The Argument to Leave:

To counter the previous argument it is important to note that many retailers’ names were absent from the 200 leading businesses who signed the letter to remain within the EU, these include household names such as: Tesco, Sainsbury’s, House of Fraser and John Lewis. Of course when considering this we must also consider that either they may not have been asked or they chose not to state allegiance to one side or the other in order to be seen as neutral by their customers. (Centre For retail Research). Nonetheless, there are some compelling arguments to leave the EU, including:

  • Wages will rise – Brexit campaigners believe that wages will rise because the labour market will not be as flooded by migrant workers, whilst this may be true in the long term it’s certainly not an exact science!
  • Payments to the EU – The net cost the UK of being in the EU in 2015 was £7.1bn (HM Treasury), the leave campaign believe this is unnecessary.
  • Freedom around employment law – Much of UK employment law is currently set by the EU and thus Brexit would enable us take back this power which could create a more productive workforce.
  • Brexit could actually increase multinational trade – many believe that being one nation rather than one of 28 would enable the UK to negotiate better trade deals
  • Cut the red tape – It’s believed by the leave campaigners that EU red tape is holding back our economy and that UK businesses, including retailers could prosper from Brexit. This is particularly interesting within retail given the tightening legislation around zero hour contracts amongst other employability issues.

What does this mean for recruitment, specifically recruitment within retail technology?

As with all other areas of Brexit, the effects on recruitment and the employment market are unknown at this stage but a few theories include:

“A decade of uncertainty” is the term used by David Cameron on the impact of Brexit on the British economy and thus the labour market, this is particularly poignant in retail given that in 2015 the UK retail Industry was worth £339 billion (Retail Economics). Even the notion of a potential Brexit has already had a negative impact on business expansion as the uncertainties have caused companies to hold back on hiring. These effects are likely to be felt for the next couple of years, at least whilst the full terms of a British exit are negotiated. If freedom of movement ends then there will be a skills shortage in what is already a skills short market. According to the website ‘Recruitment Grapevine’ 42.3% of British recruiters believe Brexit will cause further skills shortages, as previously mentioned this well effect retail in both a skilled and non-skilled capacity. However, the leave campaigners will argue that the removal of EU red tape will enable speedy global expansion for British businesses. Leave campaigners will also argue that as a result of a less flooded migrant workforce and a thriving British economy wages will rise.

To summarise and conclude, whilst at the moment we don’t know the true impact of leaving, what we do know is that the British economy is performing well as part of the EU and the retail Sector is a large part of that.
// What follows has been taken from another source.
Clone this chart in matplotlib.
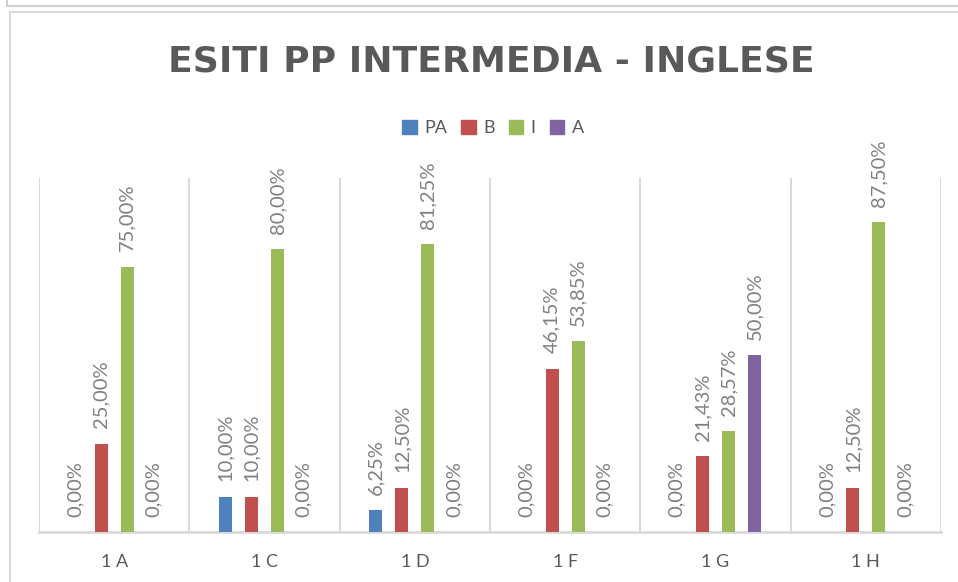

More than 1/3 of consumer spending in the UK goes through retail shops, on top of this the UK retail Industry employed 2.8 million people in 2015 and retail accounts for 5% of the UK’s total GDP (Retail Economics) so it’s little wonder that most major retailers along with David Cameron are in favour of remaining! From a more generic point of view the UK is the 5th largest economy in the world by GDP and 2nd largest in Europe (or 6th and 3rd respectively depending on which stats you’re looking at) taking all that into account I can’t see a good reason to risk what we’ve got by voting to leave. Ultimately the arguments to remain revolve around tangible benefits and the uncertainty of the benefits of leaving.  Whilst there are compelling arguments to leave, I believe that the potential associated risks outweigh the possibilities of the uncertain benefits and as such I can summarise the whole piece by saying the old adage, “If it ain’t broke, don’t fix it!”